For Mark Palamountain, life as a Wall Street day trader was just a little too close to how it’s portrayed in the movies.

When he decided to look for a new career path, he co-founded a solar energy company that would introduce him to the world of agriculture and lead him to take on the role of CFO at Santa Paula lemon grower Limoneira.

“It was a huge learning curve,” he said. “I had to understand all the blocking and tackling of farming and the inputs, like water, pest control, organic farming … It just goes right to the bottom line.”

As CEO of Perpetual Power, Palamountain helped Limoneira install its first five-acre solar field at its Santa Paula headquarters. When the 2008 financial crisis stalled solar tax credits and investment, the company asked him down from where he was living in the Bay Area as a consultant.

“They decided it would be best if there was a business guy to manage the farming,” he said. “I kind of chuckled for a minute. I didn’t know anything about fertilizer or farming.”

He joined the company permanently in 2012 as director of business development and integration and had taken the role of senior director of agricultural operations when the CFO role opened up in 2018.

“I really tried to hone in on the economics of the farm and make it as profitable as possible,” he said. “I learned every tree on every ranch, went to all of our properties all over the world and really learned the business from the bottom up.”

Shortly after he was named CFO, Palamountain oversaw a $69 million secondary stock offering that helped fund the purchase of citrus packing operation Oxnard Lemon. That deal catapulted the company’s capacity to 10 million pounds of lemons per year, well on its way to achieving its goal of 30 million pounds of citrus annually by 2030.

That number is expected to grow even further, as around 1,200 acres of new plantings come online, Palamountain said.

“The opportunity for our trees to become full bearing with money we’ve already invested will give us another 3 million cartons of our own fruit.”

A new packinghouse that opened in 2016 tripled the company’s output and allowed them to recruit additional outside growers under the banner of its One World of Citrus campaign.

Limoneria’s revenue growth over the last three years has been steady, punctuated by a spike in 2019 sales, when it brought in $171.4 million in revenue — a more than a 41 percent increase since 2017. Despite an economic shutdown that initially gutted sales for its top food service clients, the company reported third quarter revenue up 5.3 percent in 2020 and a profit of 12 cents per share that reversed a year-ago loss.
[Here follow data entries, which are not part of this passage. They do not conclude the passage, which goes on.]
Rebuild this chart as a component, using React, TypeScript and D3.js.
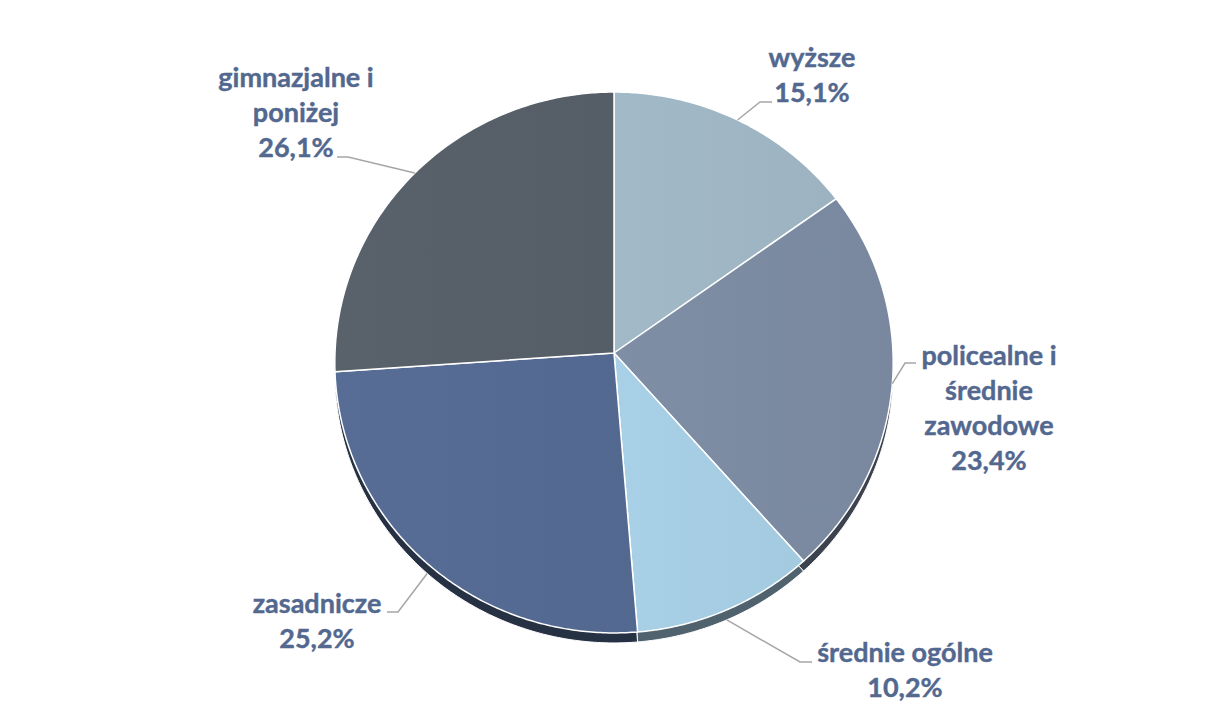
import React from "react";
import * as d3 from "d3";

const categories = [
  "wyższe",
  "policealne i średnie zawodowe",
  "średnie ogólne",
  "zasadnicze",
  "gimnazjalne i poniżej",
];
const values = [15.1, 23.4, 10.2, 25.2, 26.1];
const labelLines = [
  ["wyższe"],
  ["policealne i", "średnie", "zawodowe"],
  ["średnie ogólne"],
  ["zasadnicze"],
  ["gimnazjalne i", "poniżej"],
];
const colors = ["#A2B9C7", "#7E8EA5", "#A8D0E6", "#536890", "#555D66"];

// layout (not data)
const W = 1208;
const H = 720;
const CX = 614;
const CY = 353;
const AX = 279; // horizontal semi-axis
const BY = 270.1; // vertical semi-axis scale
const PERSP = 0.0351; // perspective factor
const DEPTH = 10; // side wall thickness
const LINE_H = 35;
const labelLayout = [
  { cx: 812, y0: 67, elbow: [760, 102], end: 772, wall: false },
  { cx: 989, y0: 365, elbow: [905, 363], end: 916, wall: false },
  { cx: 905, y0: 662, elbow: [800, 662], end: 812, wall: true },
  { cx: 317, y0: 613, elbow: [398, 612], end: 387, wall: true },
  { cx: 296, y0: 87, elbow: [348, 157], end: 337, wall: false },
];

function proj(phi: number, t: number): [number, number] {
  const d = 1 + PERSP * t * Math.cos(phi);
  return [CX + (AX * t * Math.sin(phi)) / d, CY - (BY * t * Math.cos(phi)) / d];
}

const locale = d3.formatLocale({
  decimal: ",",
  thousands: " ",
  grouping: [3],
  currency: ["", " zł"],
});
const fmt = locale.format(".1f");

export default function App() {
  const pie = d3.pie<number>().sort(null).value((d) => d)(values);
  const line = d3.line().curve(d3.curveLinearClosed);

  const slicePath = (a0: number, a1: number, dy: number) => {
    const n = Math.max(8, Math.ceil((a1 - a0) / 0.01));
    const pts: [number, number][] = [[CX, CY + dy]];
    for (let i = 0; i <= n; i++) {
      const p = proj(a0 + ((a1 - a0) * i) / n, 1);
      pts.push([p[0], p[1] + dy]);
    }
    return line(pts) as string;
  };

  const darker = colors.map((c) => d3.color(c)!.darker(2.1).formatHex());

  return (
    <svg
      width={W}
      height={H}
      style={{ position: "absolute", left: 0, top: 0, background: "#fff" }}
    >
      <defs>
        {colors.map((c, i) => (
          <linearGradient
            key={i}
            id={`g${i}`}
            gradientUnits="userSpaceOnUse"
            x1={CX - AX}
            y1={CY}
            x2={CX + AX}
            y2={CY}
          >
            <stop offset="0" stopColor={d3.color(c)!.brighter(0.12).formatHex()} />
            <stop offset="1" stopColor={d3.color(c)!.darker(0.12).formatHex()} />
          </linearGradient>
        ))}
      </defs>
      <g>
        {pie.map((p, i) => (
          <path
            key={"w" + i}
            d={slicePath(p.startAngle, p.endAngle, DEPTH)}
            fill={darker[i]}
            stroke="#fff"
            strokeWidth={1}
          />
        ))}
        {pie.map((p, i) => (
          <path
            key={"t" + i}
            d={slicePath(p.startAngle, p.endAngle, 0)}
            fill={`url(#g${i})`}
            stroke="#fff"
            strokeWidth={1.5}
            strokeLinejoin="round"
          />
        ))}
      </g>
      <g>
        {pie.map((p, i) => {
          const mid = (p.startAngle + p.endAngle) / 2;
          const s = proj(mid, 1);
          const L = labelLayout[i];
          const sy = s[1] + (L.wall ? DEPTH : 0);
          return (
            <polyline
              key={"l" + i}
              points={`${s[0]},${sy} ${L.elbow[0]},${L.elbow[1]} ${L.end},${L.elbow[1]}`}
              fill="none"
              stroke="#A6A6A6"
              strokeWidth={1.5}
            />
          );
        })}
      </g>
      <g
        fontFamily="Lato, 'Open Sans', sans-serif"
        fontWeight="bold"
        fontSize={27}
        fill="#53688F"
        stroke="#53688F"
        strokeWidth={0.4}
        textAnchor="middle"
      >
        {values.map((v, i) => {
          const L = labelLayout[i];
          const lines = [...labelLines[i], fmt(v) + "%"];
          return (
            <text key={"t" + i} aria-label={categories[i]}>
              {lines.map((s, j) => (
                <tspan key={j} x={L.cx} y={L.y0 + j * LINE_H}>
                  {s}
                </tspan>
              ))}
            </text>
          );
        })}
      </g>
    </svg>
  );
}
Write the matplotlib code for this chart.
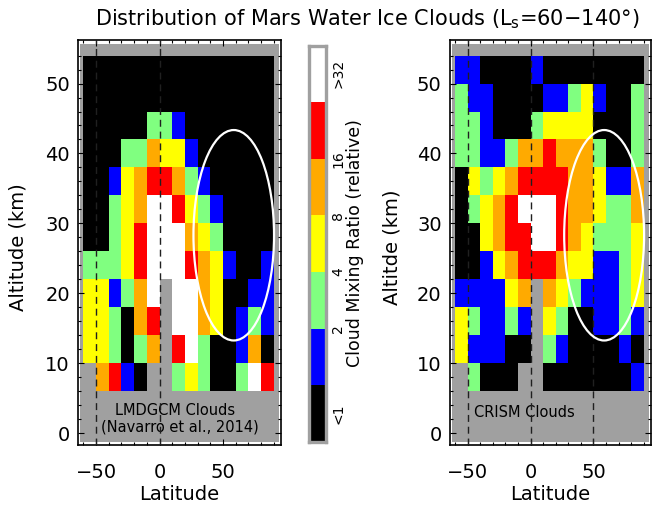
import numpy as np
import matplotlib
matplotlib.use("Agg")
import matplotlib.pyplot as plt
from matplotlib.colors import ListedColormap, BoundaryNorm
from matplotlib.patches import Ellipse, Rectangle
import matplotlib.transforms as mtransforms

# class index: 0 <1, 1 1-2, 2 2-4, 3 4-8, 4 8-16, 5 16-32, 6 >32, -1 no data
lat_edges = np.arange(-60, 100, 10)
alt_edges = np.arange(6, 58, 4)

# rows listed from top (50-54 km) down to bottom (6-10 km)
lmd_rows = [
  [0, 0, 0, 0, 0, 0, 0, 0, 0, 0, 0, 0, 0, 0, 0],
  [0, 0, 0, 0, 0, 0, 0, 0, 0, 0, 0, 0, 0, 0, 0],
  [0, 0, 0, 0, 0, 2, 2, 1, 0, 0, 0, 0, 0, 0, 0],
  [0, 0, 0, 2, 2, 4, 3, 3, 1, 0, 0, 0, 0, 0, 0],
  [0, 0, 1, 3, 4, 5, 5, 4, 2, 1, 0, 0, 0, 0, 0],
  [0, 0, 2, 3, 4, 6, 6, 5, 3, 2, 1, 0, 0, 0, 0],
  [0, 0, 2, 3, 5, 6, 6, 6, 4, 3, 2, 0, 0, 0, 0],
  [2, 2, 2, 3, 5, 6, 6, 6, 5, 4, 3, 1, 0, 0, 1],
  [3, 3, 1, 2, 4, 6, -1, 6, 6, 4, 3, 0, 0, 1, 1],
  [3, 3, 2, 0, 4, 5, -1, 6, 6, 4, 3, 0, 1, 2, 1],
  [3, 3, 2, 0, 2, 4, -1, 5, 6, 2, 0, 0, 1, 4, 0],
  [-1, 4, 5, 1, 0, -1, -1, 2, 3, 2, 0, 0, 2, 6, 5],
]

crism_rows = [
  [1, 1, 0, 0, 0, 0, 1, 0, 0, 0, 0, 0, 0, 0, 0],
  [2, 1, 1, 0, 0, 0, 0, 1, 1, 2, 3, 1, 0, 0, 2],
  [2, 2, 1, 0, 0, 0, 2, 3, 3, 3, 3, 0, 0, 0, 2],
  [2, 2, 1, 1, 2, 4, 4, 5, 4, 4, 4, 2, 0, 0, 2],
  [0, 3, 2, 3, 4, 5, 5, 5, 5, 4, 4, 3, 1, 1, 4],
  [0, 2, 3, 4, 5, 6, 6, 6, 5, 4, 4, 3, 2, 2, 4],
  [0, 0, 3, 4, 5, 5, 6, 6, 5, 4, 3, 2, 2, 2, 3],
  [0, 0, 1, 3, 4, 5, 5, 5, 4, 3, 3, 1, 1, 2, 3],
  [1, 1, 1, 1, 3, 4, -1, 4, 3, 2, 1, 1, 1, 2, 3],
  [3, 2, 1, 1, 2, 1, -1, 3, 2, 0, 0, 1, 1, 2, 1],
  [3, 1, 1, 1, 0, 0, -1, 2, 1, 0, 0, 0, 0, 1, 0],
  [-1, 2, 0, 0, 0, -1, -1, 0, 0, 0, 0, 0, 0, 0, 1],
]

cbar_labels = ["<1", "2", "4", "8", "16", ">32"]
cbar_label_pos = [0.5, 2, 3, 4, 5, 6.5]

colors = ["#000000", "#0000ff", "#80ff80", "#ffff00", "#ffaa00", "#ff0000", "#ffffff"]
gray = "#a0a0a0"
cmap = ListedColormap(colors)
norm = BoundaryNorm(np.arange(-0.5, 7.5, 1), cmap.N)

plt.rcParams["font.family"] = ["DejaVu Sans"]

fig = plt.figure(figsize=(6.52, 5.12), dpi=100)
W, H = 652.0, 512.0


def panel(rect, rows, dashes, note):
  ax = fig.add_axes(rect)
  ax.set_facecolor("white")
  ax.add_patch(Rectangle((0.008, 0.007), 0.984, 0.981, transform=ax.transAxes,
                         color=gray, zorder=0, lw=0))
  z = np.array(rows, dtype=float)[::-1]
  z = np.ma.masked_less(z, 0)
  ax.pcolormesh(lat_edges, alt_edges, z, cmap=cmap, norm=norm, zorder=1)
  for x, y, s, ha in note:
    ax.text(x, y, s, ha=ha, va="center", fontsize=10.5, zorder=2)
  for d in dashes:
    ax.axvline(d, color="#202020", ls=(0, (5, 3.5)), lw=1.0, zorder=3)
  ax.add_patch(Ellipse((58.5, 28.3), 63.5, 30.1, fill=False, ec="white",
                       lw=1.6, zorder=4))
  ax.set_xlim(-64, 95.5)
  ax.set_ylim(-1.7, 56.3)
  ax.set_xticks([-50, 0, 50])
  ax.set_xticks(np.arange(-60, 95, 10), minor=True)
  ax.set_yticks(np.arange(0, 51, 10))
  ax.set_yticks(np.arange(0, 56, 2), minor=True)
  ax.tick_params(which="both", direction="in", top=True, right=True, width=0.8)
  ax.tick_params(which="major", length=4, labelsize=14)
  ax.tick_params(which="minor", length=2)
  ax.tick_params(axis="x", which="major", pad=13)
  ax.tick_params(axis="y", which="major", pad=6)
  for sp in ax.spines.values():
    sp.set_linewidth(1.2)
  return ax


ax1 = panel([78.3 / W, 67 / H, 202.4 / W, 405.5 / H], lmd_rows, [-50, 0],
            [(12, 3.3, "LMDGCM Clouds", "center"),
             (16, 0.9, "(Navarro et al., 2014)", "center")])
ax2 = panel([450 / W, 67 / H, 200.7 / W, 405.5 / H], crism_rows, [-50, 0, 50],
            [(-45, 3.0, "CRISM Clouds", "left")])

# colorbar
cax = fig.add_axes([308.8 / W, (H - 441.7) / H, 17.4 / W, 396.2 / H])
cax.imshow(np.arange(7)[:, None], cmap=cmap, norm=norm, origin="lower",
           extent=[0, 1, 0, 7], aspect="auto")
cax.set_xticks([])
cax.set_yticks([])
for sp in cax.spines.values():
  sp.set_color(gray)
  sp.set_linewidth(2.4)
tr = mtransforms.blended_transform_factory(cax.transAxes, cax.transData)
for lab, pos in zip(cbar_labels, cbar_label_pos):
  cax.text(1.7, pos, lab, transform=tr, rotation=90, ha="center", va="center",
           fontsize=10)
fig.text(355 / W, (H - 243) / H, "Cloud Mixing Ratio (relative)", rotation=90,
         ha="center", va="center", fontsize=12.5)

# titles and labels
fig.text(367 / W, (H - 19) / H,
         "Distribution of Mars Water Ice Clouds (L$_\\mathrm{s}$=60\u2212140\u00b0)",
         ha="center", va="center", fontsize=15)
fig.text(18 / W, (H - 247) / H, "Altitude (km)", rotation=90, ha="center",
         va="center", fontsize=14)
fig.text(392 / W, (H - 247) / H, "Altitde (km)", rotation=90, ha="center",
         va="center", fontsize=14)
fig.text(179 / W, (H - 495) / H, "Latitude", ha="center", va="center", fontsize=14)
fig.text(550 / W, (H - 495) / H, "Latitude", ha="center", va="center", fontsize=14)

fig.savefig("out.png", dpi=100)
It sold a record 2 million cartons of lemons last quarter and avocado volume increased.

The coronavirus pandemic has meant keeping a tight rein on expenses, Palamountain said.

“The difficult part about farming, especially for a long-term tree like lemons, you can’t change your input costs too much for the longevity and efficacy of the tree,” he said. “You can’t change the way you farm based on your current position.”

Outside of its lemon production, Limoneira and Palamountain’s top order of business is the company’s Harvest at Limoneira housing project, the largest housing development currently under way in Ventura County. As lots continue to sell, the massive housing and community development is shifting into high gear. In June the project closed an additional 42 single-family home lots, bringing the number of lots sold this year to 76; 286 out of 632 lots have been sold in the initial phase of development.

Sustainability is still a core part of what Palamountain does. New solar installations — including one on the roof of the new packing house and a partnership with Tesla to implement battery technology — power around 50 percent of Limoneira’s packing operations. It aims to get the rest of the way in the next five to seven years, Palamountain said, including efforts to design a waste-to-energy facility with Oxnard organic matter recycling firm Agromin.

While the job would normally mean significant travel, he’s been grounded since the onset of the pandemic. That means he’s close to home for his work on the Dean’s Executive Council of the California Lutheran University School of Management, providing input on how to adapt its curriculum to a new virtual environment. He can also occasionally be found boating with his family out to the Channel Islands.